PROBLEM DESCRIPTION: Extract every line from the records below that contains the word "Reproduce".

Figure scripts:
-- begin --

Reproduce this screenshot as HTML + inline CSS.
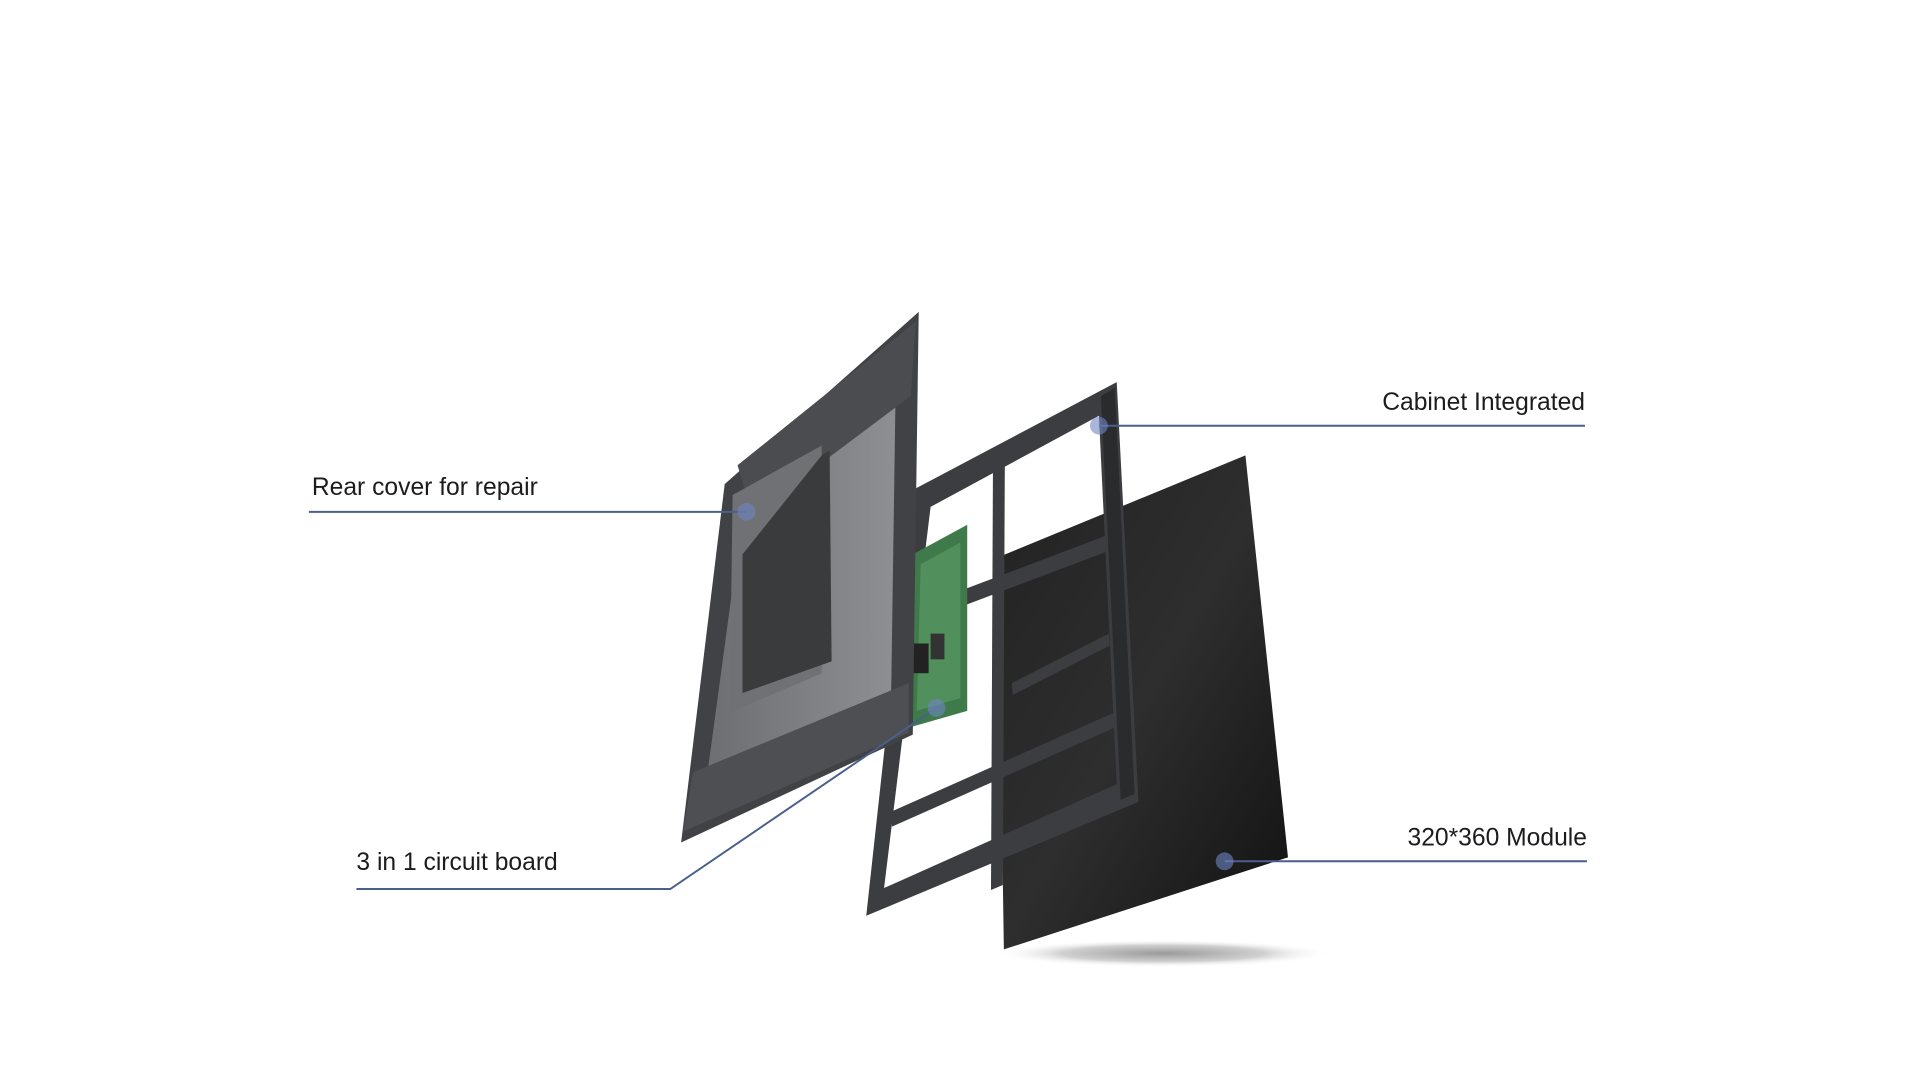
<!DOCTYPE html>
<html><head><meta charset="utf-8"><style>
html,body{margin:0;padding:0;background:#fff;width:1920px;height:1079px;overflow:hidden}
svg{position:absolute;left:0;top:0}
text{font-family:"Liberation Sans",sans-serif;font-size:24.9px;fill:#1c1c1c}
</style></head><body>
<svg width="1920" height="1079" viewBox="0 0 1920 1079">
<defs>
<radialGradient id="sh" cx="50%" cy="50%" r="50%"><stop offset="0" stop-color="#9a9a9a"/><stop offset="0.6" stop-color="#d0d0d0"/><stop offset="1" stop-color="#fff" stop-opacity="0"/></radialGradient>
<linearGradient id="mod" x1="0" y1="0" x2="1" y2="1"><stop offset="0" stop-color="#222"/><stop offset="0.5" stop-color="#2e2e2e"/><stop offset="1" stop-color="#111"/></linearGradient>
<linearGradient id="rc" x1="0" y1="0" x2="1" y2="0"><stop offset="0" stop-color="#6c6e71"/><stop offset="1" stop-color="#8d8f92"/></linearGradient>
</defs>
<g transform="scale(0.99)">
<ellipse cx="1175" cy="963" rx="170" ry="14" fill="url(#sh)"/>
<polygon points="1008,563 1258,460 1301,866 1014,959" fill="url(#mod)"/>
<path fill-rule="evenodd" fill="#3c3d40" d="M922,495 L1128,386 L1150,810 L875,925 Z M940,512 L1110,420 L1128,792 L893,897 Z"/>
<path fill="#3c3d40" d="M1003,470 l12,-6 l-2,430 l-12,5 Z M935,610 L1120,540 L1121,556 L936,626 Z M900,820 L1125,720 L1126,735 L901,835 Z M1022,690 L1120,640 L1121,652 L1023,702 Z"/>
<path fill="#2a2b2d" d="M1112,400 l14,-8 l20,410 l-14,6 Z"/>
<polygon points="922,560 977,530 977,718 918,735" fill="#3f7a4a"/>
<polygon points="930,570 970,548 970,705 926,718" fill="#5a9a64" opacity="0.7"/>
<rect x="922" y="650" width="16" height="30" fill="#222"/>
<rect x="940" y="640" width="14" height="26" fill="#333"/>
<polygon points="732,489 928,315 922,742 688,851" fill="#404245"/>
<polygon points="752,505 905,370 900,712 712,800" fill="url(#rc)"/>
<polygon points="745,470 925,325 920,400 760,520" fill="#4a4c4f"/>
<polygon points="740,500 830,450 830,680 737,720" fill="#6f7174"/>
<polygon points="750,560 830,460 838,455 840,668 750,700" fill="#3a3b3d"/>
<polygon points="700,780 918,690 918,740 690,840" fill="#4d4f52"/>
<g stroke="#4a5f8c" stroke-width="2" fill="none">
<line x1="312" y1="517" x2="754" y2="517"/>
<line x1="1110" y1="430" x2="1601" y2="430"/>
<polyline points="360,898 677,898 946,715"/>
<line x1="1237" y1="870" x2="1603" y2="870"/>
</g>
<g fill="#6f86c4" opacity="0.6">
<circle cx="754" cy="517" r="9"/><circle cx="1110" cy="430" r="9"/><circle cx="946" cy="715" r="9"/><circle cx="1237" cy="870" r="9"/>
</g>
<text x="315" y="500">Rear cover for repair</text>
<text x="1601" y="414" text-anchor="end">Cabinet Integrated</text>
<text x="360" y="879">3 in 1 circuit board</text>
<text x="1603" y="854" text-anchor="end">320*360 Module</text>
</g>
</svg>
</body></html>
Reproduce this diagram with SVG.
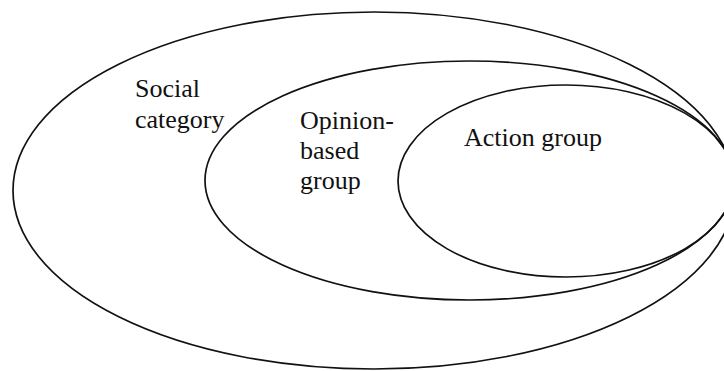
<svg xmlns="http://www.w3.org/2000/svg" width="724" height="371" viewBox="0 0 724 371">
  <style>
    .ring { fill: none; stroke: #111; stroke-width: 1.7; }
    .label { font-family: "Liberation Serif", "Times New Roman", serif; font-size: 26px; fill: #111; }
  </style>
  <rect width="724" height="371" fill="#fff"/>

  <!-- Outermost set: the whole social category -->
  <g id="social-category">
    <ellipse class="ring" cx="374" cy="190.5" rx="361" ry="178.5"/>
    <text class="label" x="135" y="97">Social</text>
    <text class="label" x="135" y="128">category</text>
  </g>

  <!-- Middle set: opinion-based group -->
  <g id="opinion-based-group">
    <ellipse class="ring" cx="469.5" cy="180.5" rx="264.5" ry="119.5"/>
    <text class="label" x="300" y="129">Opinion-</text>
    <text class="label" x="300" y="159">based</text>
    <text class="label" x="300" y="189">group</text>
  </g>

  <!-- Innermost set: action group -->
  <g id="action-group">
    <ellipse class="ring" cx="566" cy="181" rx="168" ry="96"/>
    <text class="label" x="464" y="146">Action group</text>
  </g>
</svg>
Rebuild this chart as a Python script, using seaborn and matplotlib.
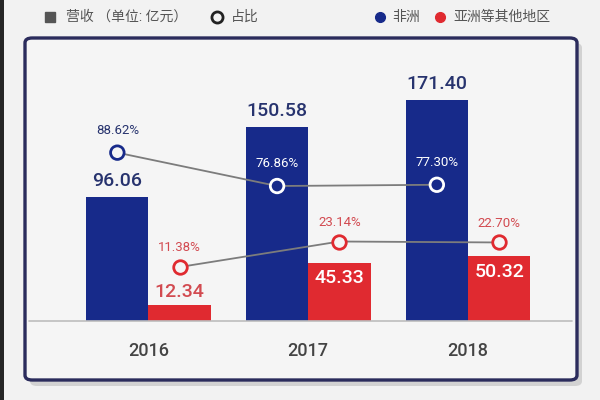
import matplotlib
matplotlib.use("Agg")
import matplotlib.pyplot as plt
from matplotlib.patches import FancyBboxPatch, Rectangle
from matplotlib.lines import Line2D
import seaborn as sns
import pandas as pd

# ---- data ----
years = ["2016", "2017", "2018"]
regions = ["非洲", "亚洲等其他地区"]
revenue_africa = [96.06, 150.58, 171.40]
revenue_other = [12.34, 45.33, 50.32]
share_africa = [88.62, 76.86, 77.30]
share_other = [11.38, 23.14, 22.70]
legend_revenue = "营收 （单位: 亿元）"
legend_share = "占比"

BLUE = "#172a8a"
RED = "#e02a30"
NAVY_TXT = "#27336e"
RED_TXT = "#d24a50"
GRAY_LINE = "#7c7c7c"
BG = "#f2f2f2"
INNER = "#f5f5f5"

sns.set_theme(style="white")
plt.rcParams["font.family"] = ["Roboto", "Noto Sans CJK SC", "DejaVu Sans"]

df = pd.DataFrame({
    "year": years * 2,
    "region": [regions[0]] * 3 + [regions[1]] * 3,
    "value": revenue_africa + revenue_other,
})

W, H = 600, 400
fig = plt.figure(figsize=(6, 4), dpi=100)
fig.patch.set_facecolor(BG)

def fx(px):
    return px / W

def fy(py):
    return 1 - py / H

# dark strip on the left edge
fig.add_artist(Rectangle((0, 0), fx(4), 1, transform=fig.transFigure,
                         facecolor="#262626", edgecolor="none", zorder=-3))
# shadow
fig.add_artist(FancyBboxPatch((fx(30), fy(386)), fx(577 - 25), fy(43) - fy(386),
                              boxstyle="round,pad=0,rounding_size=0.012",
                              transform=fig.transFigure, facecolor="#d2d2d2",
                              edgecolor="none", zorder=-2))
# frame
fig.add_artist(FancyBboxPatch((fx(25), fy(380)), fx(577 - 25), fy(38) - fy(380),
                              boxstyle="round,pad=0,rounding_size=0.012",
                              transform=fig.transFigure, facecolor=INNER,
                              edgecolor="#2b2c5c", linewidth=2.4, zorder=-1))

ax = fig.add_axes([fx(29), fy(321), fx(572 - 29), (321 - 60) / H])
ax.set_facecolor("none")

sns.barplot(data=df, x="year", y="value", hue="region", hue_order=regions,
            palette=[BLUE, RED], width=0.78, saturation=1, ax=ax,
            legend=False, edgecolor="none", linewidth=0)

ax.set_ylim(0, 261 / 1.29)
ax.set_xlim(-0.748, 2.651)
for s in ax.spines.values():
    s.set_visible(False)
ax.axhline(0, color="#bdbdbd", lw=1.2, zorder=5, clip_on=False)
ax.set_xlabel("")
ax.set_ylabel("")
ax.set_yticks([])
ax.tick_params(axis="x", length=0, pad=15, labelsize=13, labelcolor="#444444")
for t in ax.get_xticklabels():
    t.set_fontweight("medium")

blue_bars = list(ax.containers[0])
red_bars = list(ax.containers[1])
xb = [p.get_x() + p.get_width() / 2 for p in blue_bars]
xr = [p.get_x() + p.get_width() / 2 for p in red_bars]

# revenue labels
for p, v in zip(blue_bars, revenue_africa):
    ax.annotate(f"{v:.2f}", (p.get_x() + p.get_width() / 2, p.get_height()),
                xytext=(0, 11.5), textcoords="offset points", ha="center", va="center",
                fontsize=14, fontweight="medium", color=NAVY_TXT, zorder=6)
for p, v in zip(red_bars, revenue_other):
    inside = v > 30
    ax.annotate(f"{v:.2f}", (p.get_x() + p.get_width() / 2, p.get_height()),
                xytext=(0, -11.5 if inside else 9.5), textcoords="offset points",
                ha="center", va="center", fontsize=14, fontweight="medium",
                color="white" if inside else RED_TXT, zorder=6)

# share axes (one for each series)
ax2 = ax.twinx()
ax3 = ax.twinx()
ax2.set_ylim(29.28, 121.28)
ax3.set_ylim(-13.51, 106.82)
for a in (ax2, ax3):
    a.set_yticks([])
    for s in a.spines.values():
        s.set_visible(False)
    a.set_facecolor("none")

sns.lineplot(x=xb, y=share_africa, ax=ax2, sort=False, color=GRAY_LINE, lw=1.3)
sns.lineplot(x=xr, y=share_other, ax=ax3, sort=False, color=GRAY_LINE, lw=1.3)

inside_blue = [s_val < 85 for s_val in share_africa]
ax2.scatter(xb, share_africa, s=95,
            facecolors=[BLUE if i else INNER for i in inside_blue],
            edgecolors=["white" if i else BLUE for i in inside_blue],
            linewidths=2.0, zorder=5)
ax3.scatter(xr, share_other, s=95, facecolors=INNER, edgecolors=RED,
            linewidths=2.0, zorder=5)

for x, v, i in zip(xb, share_africa, inside_blue):
    ax2.annotate(f"{v:.2f}%", (x, v), xytext=(0, 16), textcoords="offset points",
                 ha="center", va="center", fontsize=9.5,
                 color="white" if i else NAVY_TXT)
for x, v in zip(xr, share_other):
    ax3.annotate(f"{v:.2f}%", (x, v), xytext=(0, 14), textcoords="offset points",
                 ha="center", va="center", fontsize=9.5, color=RED_TXT)

# legend row
ly = fy(17)
fig.add_artist(Line2D([fx(50)], [ly], marker="s", markersize=7, color="#555555",
                      linestyle="none", transform=fig.transFigure))
fig.text(fx(66), ly, legend_revenue, fontsize=10, color="#555555", va="center", ha="left")
fig.add_artist(Line2D([fx(217)], [ly], marker="o", markersize=8, markerfacecolor="none",
                      markeredgecolor="#222222", markeredgewidth=2, linestyle="none",
                      transform=fig.transFigure))
fig.text(fx(231), ly, legend_share, fontsize=10, color="#555555", va="center", ha="left")
fig.add_artist(Line2D([fx(380)], [ly], marker="o", markersize=7, color=BLUE,
                      linestyle="none", transform=fig.transFigure))
fig.text(fx(392), ly, regions[0], fontsize=10, color="#555555", va="center", ha="left")
fig.add_artist(Line2D([fx(440)], [ly], marker="o", markersize=7, color=RED,
                      linestyle="none", transform=fig.transFigure))
fig.text(fx(453), ly, regions[1], fontsize=10, color="#555555", va="center", ha="left")

fig.savefig("out.png", dpi=100, facecolor=BG)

-- end --

CORRECT OUTPUT:
Reproduce this screenshot as HTML + inline CSS.
Reproduce this diagram with SVG.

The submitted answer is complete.